To start with, I'd expected the first hour or so to be "Restaurant Time" -- quiet, with people eating and me playing soft music. But when I got there, it was already packed, both the restaurant and bar sides. And *noisy*. I suppose I could/should have taken the hint that it was already "Bar Time", but I'd been told to play quiet stuff for dinnertime, then go to rowdier stuff "later" (whenever that was).
The place is a weird shape -- long skinny "restaurant side" to the right, bar in front of me, and another square bar-room to the left. So I pointed one speaker toward the restaurant side and one toward the bar side, and started up. The bartender told me to turn *up* a little, so that was a good sign. I couldn't really hear myself even then, but I played on.
I couldn't see most of the restaurant side, but some ladies in the bar-room started clapping enthusiastically, and after a few songs one of them came over with a twenty for the jar! Since no one was really positioned to shout any requests at me, I hadn't passed out the newly-rowdy-song-enhanced Song Lists, but I felt like these ladies deserved to make a request, so I walked over there to hand them a List.
That snowballed a bit, and I ended up taking several requests from that room, almost all "mellow songs". I had feared this eventuality -- the management would want me to play Rowdy but the actual customers would want Mellow, and that's pretty much what happened.
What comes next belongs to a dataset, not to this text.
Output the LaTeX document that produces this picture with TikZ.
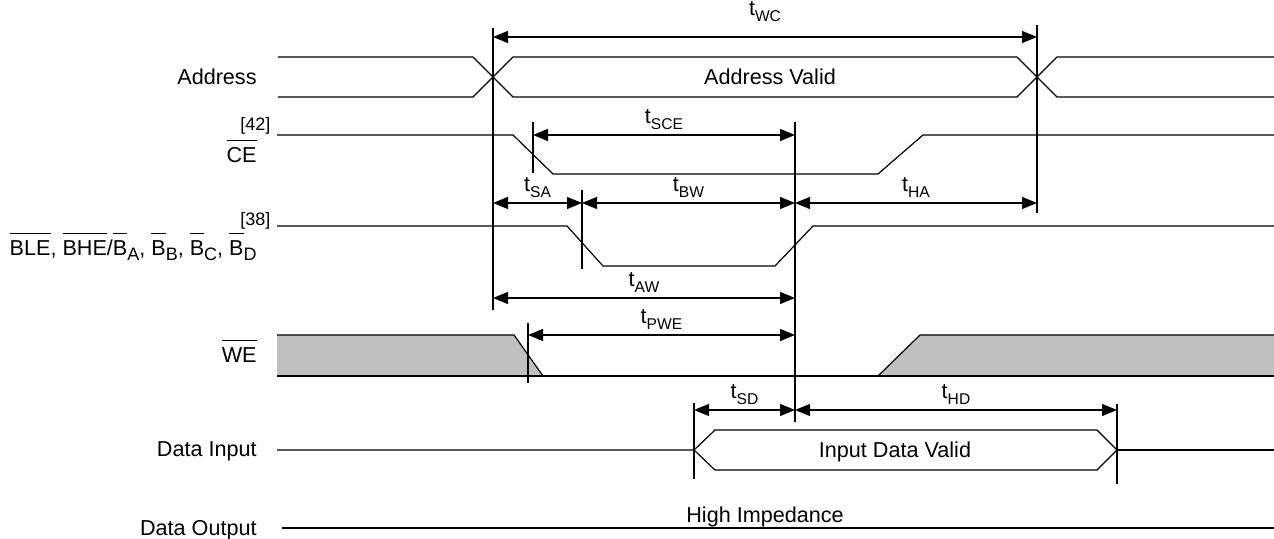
\documentclass[tikz,border=0pt]{standalone}
\usepackage{fontspec}
\setmainfont{Liberation Sans}
\usetikzlibrary{arrows.meta}
\definecolor{wegray}{RGB}{192,192,192}
\tikzset{
  wave/.style={line width=0.6pt},
  tick/.style={line width=0.6pt},
  dim/.style={line width=0.6pt, {Triangle[length=7.5pt,width=6pt]}-{Triangle[length=7.5pt,width=6pt]}},
  siglabel/.style={anchor=base east, inner sep=0pt},
  reflabel/.style={anchor=base west, inner sep=0pt, font=\fontsize{9}{10}\selectfont},
  tlabel/.style={above=2.5pt, inner sep=0pt}
}
\newcommand{\tm}[1]{t\raisebox{-3pt}{\fontsize{7.8}{8}\selectfont #1}}
\newcommand{\bsub}[1]{\raisebox{-2.5pt}{\fontsize{9}{10}\selectfont #1}}
\newcommand{\ovl}[1]{\setbox0=\hbox{#1}\rlap{\raisebox{\dimexpr\ht0+3.5pt\relax}{\rule{\wd0}{0.5pt}}}\box0}

\begin{document}
\begin{tikzpicture}[x=0.5pt, y=-0.5pt, font=\fontsize{10.8}{13}\selectfont]
\useasboundingbox (0,0) rectangle (1274,539);

% signal names
\node[siglabel] (addr) at (257,85) {Address};
\node[siglabel] (ce) at (257,163) {\ovl{CE}};
\node[reflabel] (ce-ref) at (240,131) {[42]};
\node[siglabel] (ble) at (257,256) {\ovl{BLE}, \ovl{BHE}/\ovl{B}\bsub{A}, \ovl{B}\bsub{B}, \ovl{B}\bsub{C}, \ovl{B}\bsub{D}};
\node[reflabel] (ble-ref) at (240,226) {[38]};
\node[siglabel] (we) at (257,363) {\ovl{WE}};
\node[siglabel] (din) at (257,457) {Data Input};
\node[siglabel] (dout) at (257,535) {Data Output};

% waveforms
\draw[wave] (278,57) -- (473,57) -- (513,97) -- (1017,97) -- (1057,57) -- (1274,57);
\draw[wave] (278,97) -- (473,97) -- (513,57) -- (1017,57) -- (1057,97) -- (1274,97);
\node[anchor=base] (addr-valid) at (770,85) {Address Valid};
\draw[wave] (277,135) -- (513,135) -- (553,174) -- (878,174) -- (923,135) -- (1274,135);
\draw[wave] (277,226) -- (567,226) -- (603,266) -- (775,266) -- (813,226) -- (1274,226);
\fill[wegray] (277,335) -- (514,335) -- (543,376) -- (277,376) -- cycle;
\fill[wegray] (878,376) -- (920,335) -- (1274,335) -- (1274,376) -- cycle;
\draw[wave] (277,335) -- (514,335) -- (543,376);
\draw[wave] (878,376) -- (920,335) -- (1274,335);
\draw[wave] (277,376) -- (1274,376);
\draw[wave] (277,450) -- (694,450) -- (715,430) -- (1097,430) -- (1117,450) -- (1097,470) -- (715,470) -- (694,450);
\draw[wave] (1117,450) -- (1274,450);
\node[anchor=base] (din-valid) at (895,458) {Input Data Valid};
\draw[wave] (282,528) -- (1274,528);
\node[anchor=base] (hiz) at (765,522) {High Impedance};

% timing marks
\draw[tick] (493,28) -- (493,310);
\draw[tick] (1037,25) -- (1037,213);
\draw[tick] (533,122) -- (533,173);
\draw[tick] (795,122) -- (795,422);
\draw[tick] (582,190) -- (582,269);
\draw[tick] (528,323) -- (528,383);
\draw[tick] (694,403) -- (694,479);
\draw[tick] (1117,404) -- (1117,484);

\coordinate (wc-s) at (493,37);   \coordinate (wc-e) at (1037,37);
\coordinate (sce-s) at (533,135); \coordinate (sce-e) at (795,135);
\coordinate (sa-s) at (493,203);  \coordinate (sa-e) at (582,203);
\coordinate (bw-e) at (795,203);  \coordinate (ha-e) at (1037,203);
\coordinate (aw-s) at (493,298);  \coordinate (aw-e) at (795,298);
\coordinate (pwe-s) at (528,335); \coordinate (pwe-e) at (795,335);
\coordinate (sd-s) at (694,410);  \coordinate (sd-e) at (795,410);
\coordinate (hd-e) at (1117,410);

\draw[dim] (wc-s) -- node[tlabel, above=5pt] {\tm{WC}} (wc-e);
\draw[dim] (sce-s) -- node[tlabel] {\tm{SCE}} (sce-e);
\draw[dim] (sa-s) -- node[tlabel] {\tm{SA}} (sa-e);
\draw[dim] (sa-e) -- node[tlabel] {\tm{BW}} (bw-e);
\draw[dim] (bw-e) -- node[tlabel] {\tm{HA}} (ha-e);
\draw[dim] (aw-s) -- node[tlabel] {\tm{AW}} (aw-e);
\draw[dim] (pwe-s) -- node[tlabel] {\tm{PWE}} (pwe-e);
\draw[dim] (sd-s) -- node[tlabel] {\tm{SD}} (sd-e);
\draw[dim] (sd-e) -- node[tlabel] {\tm{HD}} (hd-e);
\end{tikzpicture}
\end{document}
I was hoping that the owner would notice the happy people and realize that my approach was working, but how often has The Boss been perceptive and "get it" when I didn't do exactly what he said? I shoulda known better...
So, apparently he wanted it to go Full Rowdy at 10:00, but instead of asking me to do that and letting me at least try (especially since I'd spent the week learning and practicing lots of uptempo stuff), he decided to send me home and put on the house music instead. Ouch.
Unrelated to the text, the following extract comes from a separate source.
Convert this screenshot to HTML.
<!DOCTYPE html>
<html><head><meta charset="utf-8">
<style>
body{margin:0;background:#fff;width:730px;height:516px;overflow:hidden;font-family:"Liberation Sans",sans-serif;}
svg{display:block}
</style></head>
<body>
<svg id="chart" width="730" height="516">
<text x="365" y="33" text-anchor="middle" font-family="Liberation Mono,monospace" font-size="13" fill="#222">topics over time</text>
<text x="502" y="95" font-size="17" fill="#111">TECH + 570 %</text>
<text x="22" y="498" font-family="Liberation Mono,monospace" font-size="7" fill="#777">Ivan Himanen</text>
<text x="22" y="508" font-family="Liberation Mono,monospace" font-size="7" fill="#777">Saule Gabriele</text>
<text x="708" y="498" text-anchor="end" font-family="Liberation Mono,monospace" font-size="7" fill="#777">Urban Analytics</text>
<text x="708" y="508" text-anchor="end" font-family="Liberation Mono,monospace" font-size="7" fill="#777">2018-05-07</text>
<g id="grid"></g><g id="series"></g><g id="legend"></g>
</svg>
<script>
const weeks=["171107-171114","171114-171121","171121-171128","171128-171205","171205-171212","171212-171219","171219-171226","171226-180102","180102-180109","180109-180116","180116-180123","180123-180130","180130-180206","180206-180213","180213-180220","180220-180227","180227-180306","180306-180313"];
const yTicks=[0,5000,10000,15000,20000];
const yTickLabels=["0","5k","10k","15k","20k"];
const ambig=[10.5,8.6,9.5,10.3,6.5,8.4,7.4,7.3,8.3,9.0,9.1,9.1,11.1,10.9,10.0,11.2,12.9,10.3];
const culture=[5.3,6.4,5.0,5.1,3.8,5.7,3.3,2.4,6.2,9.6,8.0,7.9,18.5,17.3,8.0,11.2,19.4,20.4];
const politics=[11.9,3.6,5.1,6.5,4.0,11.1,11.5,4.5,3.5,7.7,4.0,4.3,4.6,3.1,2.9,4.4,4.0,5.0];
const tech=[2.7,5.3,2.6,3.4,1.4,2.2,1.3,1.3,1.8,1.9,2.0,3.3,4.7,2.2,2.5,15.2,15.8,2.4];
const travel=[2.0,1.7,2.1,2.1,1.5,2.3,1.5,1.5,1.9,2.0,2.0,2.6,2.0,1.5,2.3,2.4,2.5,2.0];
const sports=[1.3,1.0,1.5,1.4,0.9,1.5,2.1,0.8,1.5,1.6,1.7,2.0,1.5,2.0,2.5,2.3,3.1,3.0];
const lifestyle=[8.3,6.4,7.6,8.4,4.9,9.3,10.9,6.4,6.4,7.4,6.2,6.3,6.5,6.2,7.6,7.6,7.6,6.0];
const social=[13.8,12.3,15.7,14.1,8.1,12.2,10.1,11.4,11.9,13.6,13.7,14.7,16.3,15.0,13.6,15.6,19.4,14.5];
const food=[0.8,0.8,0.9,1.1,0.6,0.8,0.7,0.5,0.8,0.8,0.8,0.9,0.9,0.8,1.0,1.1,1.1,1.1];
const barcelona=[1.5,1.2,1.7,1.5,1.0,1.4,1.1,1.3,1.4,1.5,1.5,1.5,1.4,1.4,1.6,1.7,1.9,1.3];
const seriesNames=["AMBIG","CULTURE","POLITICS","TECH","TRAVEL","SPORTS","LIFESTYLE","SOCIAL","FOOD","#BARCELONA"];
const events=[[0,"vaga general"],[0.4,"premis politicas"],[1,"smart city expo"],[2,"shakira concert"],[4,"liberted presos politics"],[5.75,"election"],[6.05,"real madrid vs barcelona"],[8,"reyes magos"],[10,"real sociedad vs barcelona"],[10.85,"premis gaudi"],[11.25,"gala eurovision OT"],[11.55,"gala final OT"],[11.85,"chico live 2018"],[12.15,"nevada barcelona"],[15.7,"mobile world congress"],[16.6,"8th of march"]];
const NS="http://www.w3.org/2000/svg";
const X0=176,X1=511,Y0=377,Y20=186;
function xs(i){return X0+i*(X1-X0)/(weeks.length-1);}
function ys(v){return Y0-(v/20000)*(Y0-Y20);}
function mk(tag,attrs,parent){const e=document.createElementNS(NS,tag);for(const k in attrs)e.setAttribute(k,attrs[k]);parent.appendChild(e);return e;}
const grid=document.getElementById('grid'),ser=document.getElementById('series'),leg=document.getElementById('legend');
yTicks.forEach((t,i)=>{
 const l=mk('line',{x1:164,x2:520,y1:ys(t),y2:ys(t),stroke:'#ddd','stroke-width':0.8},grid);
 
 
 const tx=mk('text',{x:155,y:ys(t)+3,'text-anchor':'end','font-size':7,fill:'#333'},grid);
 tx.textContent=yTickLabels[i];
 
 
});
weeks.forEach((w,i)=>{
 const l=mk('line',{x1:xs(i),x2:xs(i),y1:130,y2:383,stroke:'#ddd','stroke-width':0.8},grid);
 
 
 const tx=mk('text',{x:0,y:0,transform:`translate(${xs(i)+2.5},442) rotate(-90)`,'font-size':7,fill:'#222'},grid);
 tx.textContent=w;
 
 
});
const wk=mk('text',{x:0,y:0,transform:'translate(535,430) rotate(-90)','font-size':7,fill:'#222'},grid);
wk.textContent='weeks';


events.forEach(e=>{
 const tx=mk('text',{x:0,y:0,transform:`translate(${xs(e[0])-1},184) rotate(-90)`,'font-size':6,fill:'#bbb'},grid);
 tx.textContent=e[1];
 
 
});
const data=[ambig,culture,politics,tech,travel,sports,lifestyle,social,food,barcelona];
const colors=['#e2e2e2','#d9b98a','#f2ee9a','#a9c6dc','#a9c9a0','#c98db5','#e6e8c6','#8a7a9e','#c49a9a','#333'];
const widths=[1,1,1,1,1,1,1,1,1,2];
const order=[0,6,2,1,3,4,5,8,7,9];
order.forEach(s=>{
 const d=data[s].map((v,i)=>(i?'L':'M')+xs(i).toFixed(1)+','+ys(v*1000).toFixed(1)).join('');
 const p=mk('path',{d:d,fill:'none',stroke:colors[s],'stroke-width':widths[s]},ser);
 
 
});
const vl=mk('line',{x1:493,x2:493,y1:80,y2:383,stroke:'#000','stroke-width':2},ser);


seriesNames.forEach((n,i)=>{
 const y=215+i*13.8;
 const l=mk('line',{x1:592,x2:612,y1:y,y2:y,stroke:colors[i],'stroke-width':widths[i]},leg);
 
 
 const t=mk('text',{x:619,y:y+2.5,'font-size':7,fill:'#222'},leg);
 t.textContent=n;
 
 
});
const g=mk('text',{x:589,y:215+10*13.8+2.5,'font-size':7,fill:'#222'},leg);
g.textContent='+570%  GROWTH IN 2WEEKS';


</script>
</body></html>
He insisted that I was "really talented" and that the restaurant side could hear it really well and loved it, and that he'd have me back sometime, starting earlier, to play a dinnertime set -- but he may have just been "softening the blow". I guess we'll see.
But this may well have been a "be careful what you wish for" thing. I honestly think I can pull off "Sweet Caroline", "867-5309", "Don't Stop Believing" etc. as well as anyone, but pumping music into a loud unresponsive room wasn't really much fun anyway. I'm probably better off playing quieter stuff into a quieter room (if they ever actually call me back, or somewhere else for that matter).
But the extra disappointing part was that I'd stumbled on an electronic bass drum at the Goodwill store and been practicing for two days solid to be able to add that to the mix. It *really* helps make the rock songs sound right, but I'd only gotten to play it for 3 or 4 songs before he shut me down. And it was working -- I saw several people rocking to the beat as I played it for my last song, "I Still Haven't Found What I'm Looking For", which sounded *amazing* (and I'd learned special just for this gig -- the owner is Irish).
Ah, well. Best laid plans... It'll sound great down in Laguna, too, where the people who want to listen stick around, and those who don't, keep walking.
So it was kinda fun, and I'd do it again, but overall disappointing just 'cuz I they didn't give me a chance to do what I was going to try to do -- step up my "bar game". Oh well.